BPE frowns at reports of corruption against the agency
The attention of the Bureau of Public Enterprises (BPE) has been drawn to media reports claiming that the Socio-Economic Rights and Accountability Project (SERAP) has called on President Muhammadu Buhari to revisit the allegations of corruption made against the privatisation agency by the Senate Ad-hoc Committee on Investigation of the Privatisation and Commercialisation Activities of the BPE from 1999 to 2011.
According to a press statement Wednesday by Chukwuma Nwokoh, head, public communications, BPE, it is curious that SERAP will dredge up a six-year report and attempt to give it the air of infallibility.

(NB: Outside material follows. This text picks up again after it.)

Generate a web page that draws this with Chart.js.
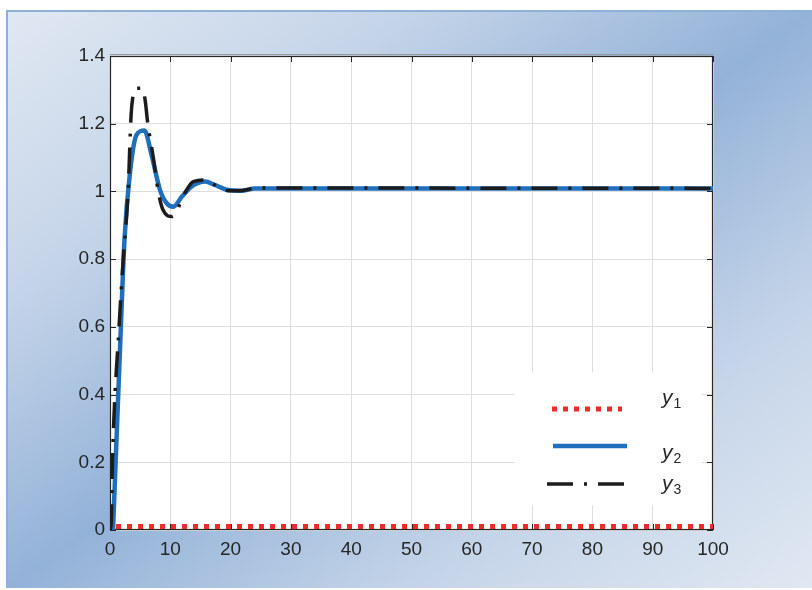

“However, the Bureau would address issues raised in the report again just as it did six years ago when the report was first published. We again reject the conclusions of the report, which may have been aimed at tainting the activities of the reform agency,” Nwokoh said.
Recall that Muhammadu Buhari administration, on April 13, 2017, appointed a new director-general of the BPE, Alex A. Okoh, with the broad mandate to address the challenges in the privatisation programme.
He said the current BPE had a new programme philosophy aimed at rediscovering its core values of transparency and integrity, which had resulted in the introduction of a raft of changes that were already addressing some of the gaps of the past and repositioning the Bureau towards a new vision of the future.
On the issue of monitoring privatised entities, the BPE has routinely monitored the performance of privatised enterprises through its Post Privatisation Monitoring Department, the release stated further.
The present monitoring framework was established in late 2006 and monitoring activities effectively took off in 2007. In establishing the monitoring framework, BPE consulted widely and benefited from the expertise of a consultant provided by the Department for International Development (DFID), UK, under its support to the privatisation programme.
The agency has moved further in its post-privatisation activities and strengthened its processes. BPE’s lock-in period has been strengthened such that, even at its expiry, a core investor that has not fulfilled its post-acquisition plan is not discharged from the mandatory monitoring programme. This development debunks the claims on post-privatisation by SERAP.